Au-delà d'une volonté, parfois sincère, d'aider son prochain, les figures des groupes ex-gays ont un autre objectif, éminemment politique : défendre un modèle de famille, traditionnel, dans lequel I'homosexualité n'a pas sa place. Il s'agit de contrôler la sexualité, de réprimer toute déviance. Parce qu'il se constitue en alternative à la libération des moeurs, le mouvement ex-gay est un authentique mouvement de réaction. Il est intéressant d'observer combien ces groupes chrétiens se sont américanisés pour solidifier et étendre ces mouvements de réaction: leur littérature, leur discours et leurs modèles sont américains. Ces groupes de guérison ont trouvé outre-Atlantique leur marche à suivre, une fontaine de jouvence où baigner leurs paroisses. Une façon d'habiller leur désapprobation de l'homosexualité ; ce n'est plus la personne homosexuelle qui est à condamner, puísqu'elle-même est, selon leurs thèses, un individu en souffrance qu'il faut aider. En présentant les personnes homosexuelles comme des individus brisés, éloignés de leur véritable sexualité par une éducation inadéquate, une carence spirituelle et, dans certains cas, des suggestions démoniaques, ils habillent leur discours du voile de la charité et de l'entraide entre chrétiens.

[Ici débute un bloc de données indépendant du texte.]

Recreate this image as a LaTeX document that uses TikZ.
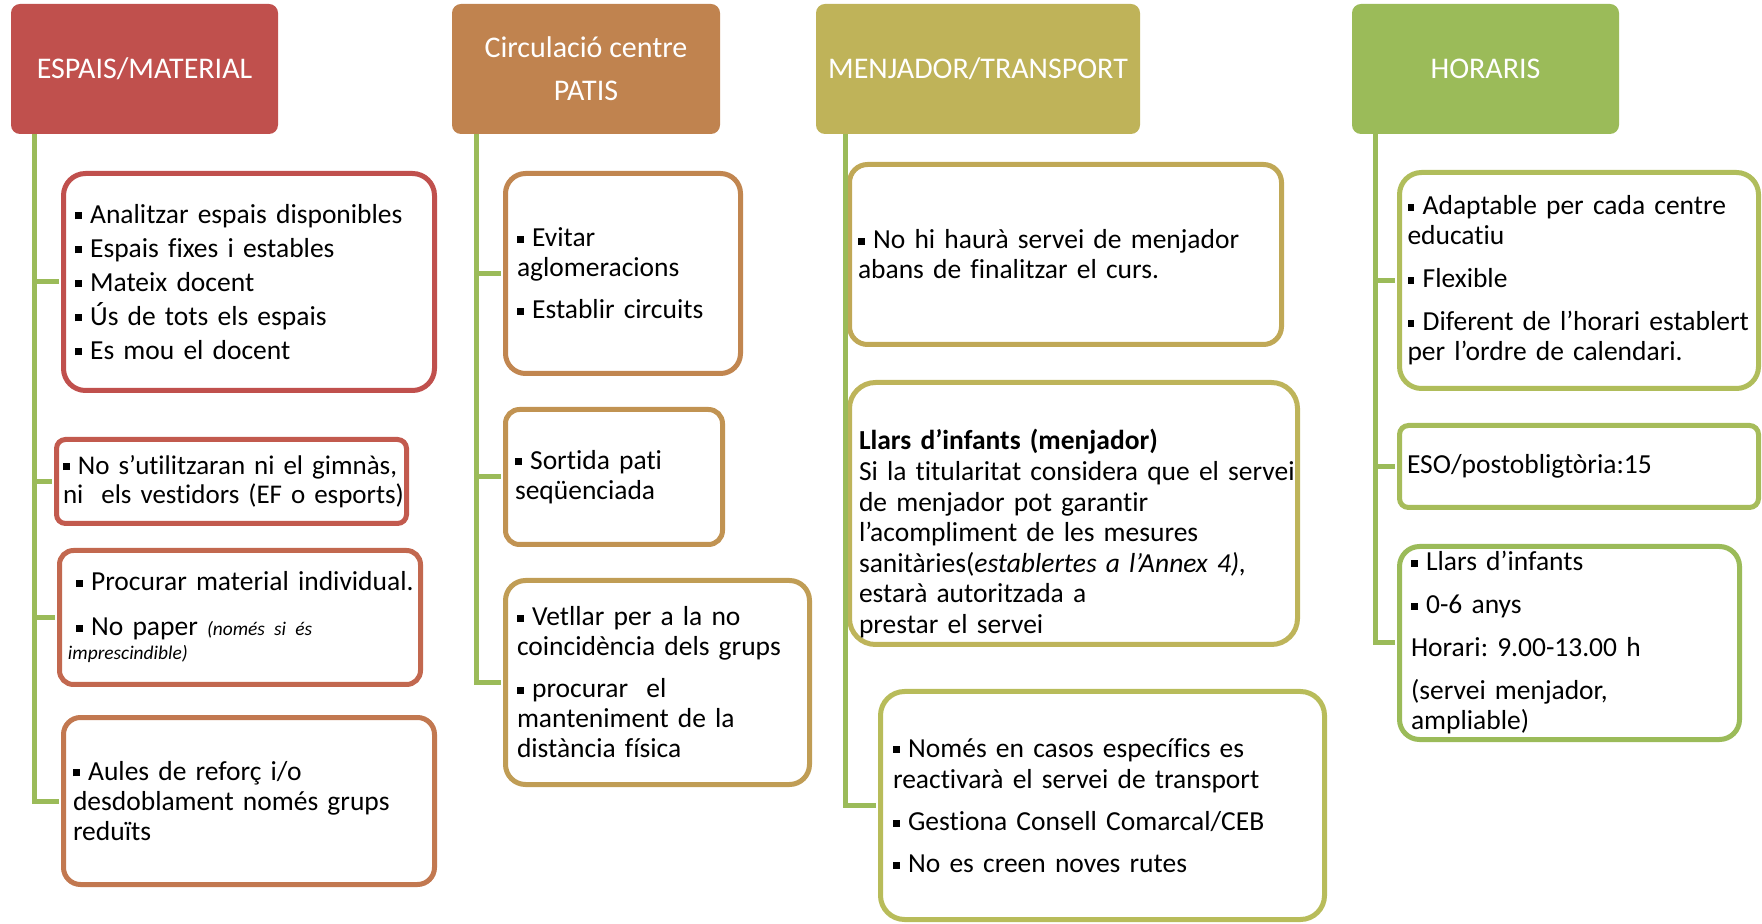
\documentclass[tikz,border=0pt]{standalone}
\usepackage{fontspec}
\setmainfont{Carlito}[Ligatures=NoCommon]
\definecolor{hRed}{RGB}{192,80,77}
\definecolor{hOrange}{RGB}{192,131,79}
\definecolor{hOlive}{RGB}{191,179,89}
\definecolor{hGreen}{RGB}{155,187,89}
\definecolor{stemGreen}{RGB}{155,187,89}
\definecolor{bEa}{RGB}{192,80,77}
\definecolor{bEb}{RGB}{194,90,78}
\definecolor{bEc}{RGB}{194,104,79}
\definecolor{bEd}{RGB}{194,120,80}
\definecolor{bPa}{RGB}{193,134,80}
\definecolor{bPb}{RGB}{193,147,82}
\definecolor{bPc}{RGB}{192,157,85}
\definecolor{bMa}{RGB}{192,168,86}
\definecolor{bMb}{RGB}{190,180,90}
\definecolor{bMc}{RGB}{184,188,90}
\definecolor{bOa}{RGB}{176,189,91}
\definecolor{bOb}{RGB}{166,188,90}
\definecolor{bOc}{RGB}{155,187,89}
\newcommand{\sq}{\rule[0.15em]{0.25em}{0.25em}\hspace{0.3em}}
\begin{document}
\begin{tikzpicture}[x=0.5pt, y=-0.5pt,
		head/.style={rounded corners=4.5pt, text=white, minimum height=65pt, inner sep=0pt, align=center, font=\fontsize{15pt}{21.5pt}\selectfont},
		leaf/.style n args={4}{draw=#1, line width=2.5pt, fill=white, minimum width=#2, minimum height=#3, text width=#4, inner sep=0pt, align=left, font=\fontsize{13.75pt}{15pt}\selectfont, execute at begin node={\frenchspacing\rightskip=0pt plus 1fil minus 100pt}},
		stem/.style={draw=stemGreen, line width=2.5pt, shorten >=1.25pt}]
		\useasboundingbox (0,0) rectangle (1762,924);
		
		\node[head, fill=hRed, minimum width=133.5pt] 		(espais) 	at (144.5,69) 	{ESPAIS/MATERIAL};
		\node[head, fill=hOrange, minimum width=134pt] 		(patis) 	at (586,69) 	{Circulació centre\\PATIS};
		\node[head, fill=hOlive, minimum width=162pt] 		(menjador) 	at (978,69) 	{MENJADOR/TRANSPORT};
		\node[head, fill=hGreen, minimum width=133.5pt] 	(horaris) 	at (1485.5,69) 	{HORARIS};
		
		\node[leaf={bEa}{185.5pt}{108.5pt}{174pt}, rounded corners=11pt, font=\fontsize{13.75pt}{17pt}\selectfont] (e1) at (249,282) {\sq Analitzar espais disponibles\\\sq Espais fixes i estables\\\sq Mateix docent\\\sq Ús de tots els espais\\\sq Es mou el docent};
		\node[leaf={bEb}{175pt}{42pt}{168.5pt}, rounded corners=4.5pt, font=\fontsize{13.5pt}{14.7pt}\selectfont] (e2) at (231.5,481.5) {\sq No s’utilitzaran ni el gimnàs,\\ni\ \ els vestidors (EF o esports)};
		\node[leaf={bEc}{180.5pt}{67pt}{172pt}, rounded corners=7pt] (e3) at (240,617.5) {\hspace*{4pt}\sq Procurar material individual.\\[7.5pt]\hspace*{4pt}\sq No paper {\fontsize{9.7pt}{12pt}\selectfont\itshape (només si és}\\[-3pt]{\fontsize{9.7pt}{12pt}\selectfont\itshape imprescindible)}};
		\node[leaf={bEd}{185.5pt}{83.5pt}{176pt}, rounded corners=8.5pt] (e4) at (249,801) {\sq Aules de reforç i/o\\desdoblament només grups\\reduïts};
		
		\node[leaf={bPa}{117.5pt}{100pt}{106pt}, rounded corners=10pt] (p1) at (623,273.5) {\sq Evitar\\aglomeracions\\[6pt]\sq Establir circuits};
		\node[leaf={bPb}{108.5pt}{67.5pt}{99pt}, rounded corners=7pt] (p2) at (614,477) {\sq Sortida pati\\seqüenciada};
		\node[leaf={bPc}{152pt}{102pt}{140.5pt}, rounded corners=10pt] (p3) at (657.5,682.5) {\sq Vetllar per a la no\\coincidència dels grups\\[6pt]\sq procurar\ \ el\\manteniment de la\\distància física};
		
		\node[leaf={bMa}{216pt}{90pt}{207.5pt}, rounded corners=9pt] (m1) at (1065.5,254.5) {\sq No hi haurà servei de menjador\\abans de finalitzar el curs.};
		\node[leaf={bMb}{224pt}{131pt}{214.5pt}, rounded corners=13pt, font=\fontsize{13.75pt}{15.3pt}\selectfont] (m2) at (1073.5,513.5) {\rule{0pt}{30.5pt}\textbf{Llars d’infants (menjador)}\\Si la titularitat considera que el servei\\de menjador pot garantir\\l’acompliment de les mesures\\sanitàries(\textit{establertes a l’Annex 4),}\\estarà autoritzada a\\prestar el servei};
		\node[leaf={bMc}{222pt}{114pt}{209.5pt}, rounded corners=12pt, font=\fontsize{13.75pt}{15.8pt}\selectfont] (m3) at (1102.5,805.5) {\sq Només en casos específics es\\reactivarà el servei de transport\\[5.2pt]\sq Gestiona Consell Comarcal/CEB\\[5.2pt]\sq No es creen noves rutes};
		
		\node[leaf={bOa}{179.5pt}{108pt}{171.5pt}, rounded corners=11pt] (h1) at (1579,280.5) {\sq Adaptable per cada centre\\educatiu\\[6.5pt]\sq Flexible\\[6.5pt]\sq Diferent de l’horari establert\\per l’ordre de calendari.};
		\node[leaf={bOb}{179.5pt}{41pt}{172pt}, rounded corners=4.5pt] (h2) at (1579,466.5) {ESO/postobligtòria:15};
		\node[leaf={bOc}{170pt}{96.5pt}{158.5pt}, rounded corners=10pt] (h3) at (1569.5,643) {\sq Llars d’infants\\[6.5pt]\sq 0-6 anys\\[6.5pt]Horari: 9.00-13.00 h\\[6.5pt](servei menjador,\\ampliable)};
		
		\draw[stem] ([xshift=12pt]espais.south west) |- (e1.west);
		\draw[stem] ([xshift=12pt]espais.south west) |- (e2.west);
		\draw[stem] ([xshift=12pt]espais.south west) |- (e3.west);
		\draw[stem] ([xshift=12pt]espais.south west) |- (e4.west);
		\draw[stem] ([xshift=12.5pt]patis.south west) |- (p1.west);
		\draw[stem] ([xshift=12.5pt]patis.south west) |- (p2.west);
		\draw[stem] ([xshift=12.5pt]patis.south west) |- (p3.west);
		\draw[stem] ([xshift=15pt]menjador.south west) |- (m3.west);
		\draw[stem] ([xshift=12pt]horaris.south west) |- (h1.west);
		\draw[stem] ([xshift=12pt]horaris.south west) |- (h2.west);
		\draw[stem] ([xshift=12pt]horaris.south west) |- (h3.west);
\end{tikzpicture}
\end{document}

Elle incite la salle aux offrandes : "Viens un moment où il faut que je donne un peu plus que seulement un don spirituel. Il sera pleinement spirituel si tout en moi suit ce don. Seigneur, je veux Te donner tout ce qui m'appartient. Je veux que ça T'appartienne aussi. Je crois que c'est Dieu qui me demande de vous parler ainsi et de vous demander encore un effort pour couvrir les frais de cette session."
Les billets et les chèques affluent.
Ce qui demeure, au bout de ces semaines passées avec Torrents de vie, c'est combien la réponse qu'ils apportent aux questionnements relationnels et sexuels est rassurante pour les personnes en souffrance. L'amour inconditionnel du Père, l'existence d'une «véritable identité hétérosexuelle enfouie en nous, la possibilité de la restauration. Combien le chemin qu'ils offrent est dificile, aussi! Chaque fois que j'ai pu parler de cette restauration, on m'a indiqué quil s'agissait d'un travail perpétuel et exigeant, un travail de tous les jours. La délivrance ne se trouve que dans la mort, que dans l'éternité. Je pense un instant à Kevin, Juan, Emiliano, Gaël, je repense à ces quelques jeunes croisés cet été à Lux ou à ceux qui passeront par le confessionnal de Philippe de Maistre ou d'Olivier Jouffroy. Se préparent-ils à une vie entière de lute contre eux-mêmes ? Cette lutte peut-elle les rendre plus malheureux que leur orientation sexuelle qui les accable déjà ?
Si les discours du pasteur paraissent souvent d'arrière-garde, malgré leur apparente modernité, ils semblent donner du sens au combat que ces gens-là livrent chaque jour contre eux-mêmes.